The Magic Mustache, vermiphilery, and Henny Youngman reads Mother Goose



One of the great things about writing children's books is how the books engage with their audience -- an audience of children, yes of course, but also with their parents, and the whole family. The books often have a way of entering into the family's own culture, sometimes connecting to their language (phrases from the book become part of their own particular familiese) or with activities or interests. I've had many reports that my The Racing Worm Brothers has been an accompaniment to families' worm-related activities and obsessions (as indeed it was inspired by my sons' vermiphilery.) And there is a special place for story and for books in families. Bedtime stories are a particularly intense and intimate moment of shared imagination, shared immersion in story and mood. My book, The Magic Mustache originated in a bedtime story that I improvised for my son Aaron.

Altogether, it's been a delight how these books find a place with their audience and continue to do so, years after their publication. People take these books out of the library and continue to read them. I find it very gratifying.

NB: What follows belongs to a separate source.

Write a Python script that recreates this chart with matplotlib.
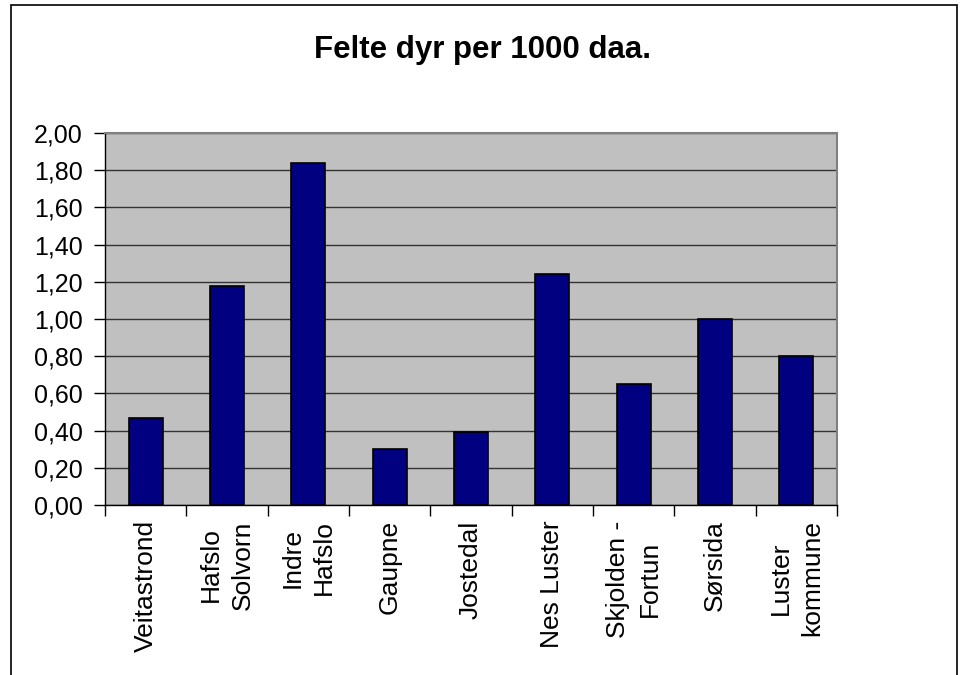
import matplotlib.pyplot as plt
from matplotlib.patches import Rectangle
from matplotlib.ticker import FuncFormatter
import numpy as np

# Data
omraade = ["Veitastrond", "Hafslo\nSolvorn", "Indre\nHafslo", "Gaupne", "Jostedal",
           "Nes Luster", "Skjolden -\nFortun", "Sørsida", "Luster\nkommune"]
felte_per_1000 = [0.47, 1.18, 1.84, 0.30, 0.39, 1.24, 0.65, 1.00, 0.80]
y_ticks = [0.0, 0.2, 0.4, 0.6, 0.8, 1.0, 1.2, 1.4, 1.6, 1.8, 2.0]

plt.rcParams['font.family'] = ['Liberation Sans', 'DejaVu Sans']

fig = plt.figure(figsize=(9.61, 6.75), dpi=100)
ax = fig.add_axes([105 / 961, 1 - 505 / 675, (837 - 105) / 961, (505 - 133) / 675])

x = np.arange(len(omraade))
ax.set_facecolor('#c0c0c0')
ax.bar(x, felte_per_1000, width=0.42, color='#000080', edgecolor='black', linewidth=1.2, zorder=3)

# y axis
ax.set_ylim(0, 2.0)
ax.set_yticks(y_ticks)
ax.yaxis.set_major_formatter(FuncFormatter(lambda v, p: f"{v:.2f}".replace('.', ',')))
ax.grid(axis='y', color='#333333', linewidth=1.0, zorder=1)
ax.set_axisbelow(True)

# x axis: ticks at category boundaries, labels centred under bars
ax.set_xlim(-0.5, len(omraade) - 0.5)
ax.set_xticks(np.arange(-0.5, len(omraade)), minor=False)
ax.set_xticklabels([])
ax.set_xticks(x, minor=True)
ax.set_xticklabels(omraade, minor=True, rotation=90, ha='center', va='top',
                   multialignment='center', fontsize=19, linespacing=1.4)
ax.tick_params(axis='x', which='minor', length=0, pad=11)
ax.tick_params(axis='x', which='major', direction='out', length=8, width=1, color='black')
ax.tick_params(axis='y', direction='out', length=8, width=1, color='black', labelsize=18, pad=8)

for side in ['top', 'right']:
    ax.spines[side].set_color('#808080')
    ax.spines[side].set_linewidth(1.5)
for side in ['left', 'bottom']:
    ax.spines[side].set_color('black')
    ax.spines[side].set_linewidth(1.0)

fig.text(482 / 961, 1 - 50 / 675, "Felte dyr per 1000 daa.", ha='center', va='center',
         fontsize=22.5, fontweight='bold')

# outer chart border (runs off the bottom edge)
border = Rectangle((11 / 961, -0.05), (957 - 11) / 961, 1.05 - 5 / 675,
                   transform=fig.transFigure, fill=False, edgecolor='black',
                   linewidth=1.2, clip_on=False)
fig.patches.append(border)

fig.savefig("out.png", dpi=100)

Today, my trusty Google vanity search henchbots found this discussion of my children's picturebook, The Magic Mustache at the blog, My Mama's Goodnight. In the sidenotes to the blog, the author notes how the elder of her two sons reads Captain Underpants to his younger brother in the voice of Mick Jagger. Now I'm thinking about which famous voices I could match with which stories. Tom Waits reads Anne of Green Gables? Marlon Brando reads Goodnight Moon? Jean Chretien reads Now We Are Six.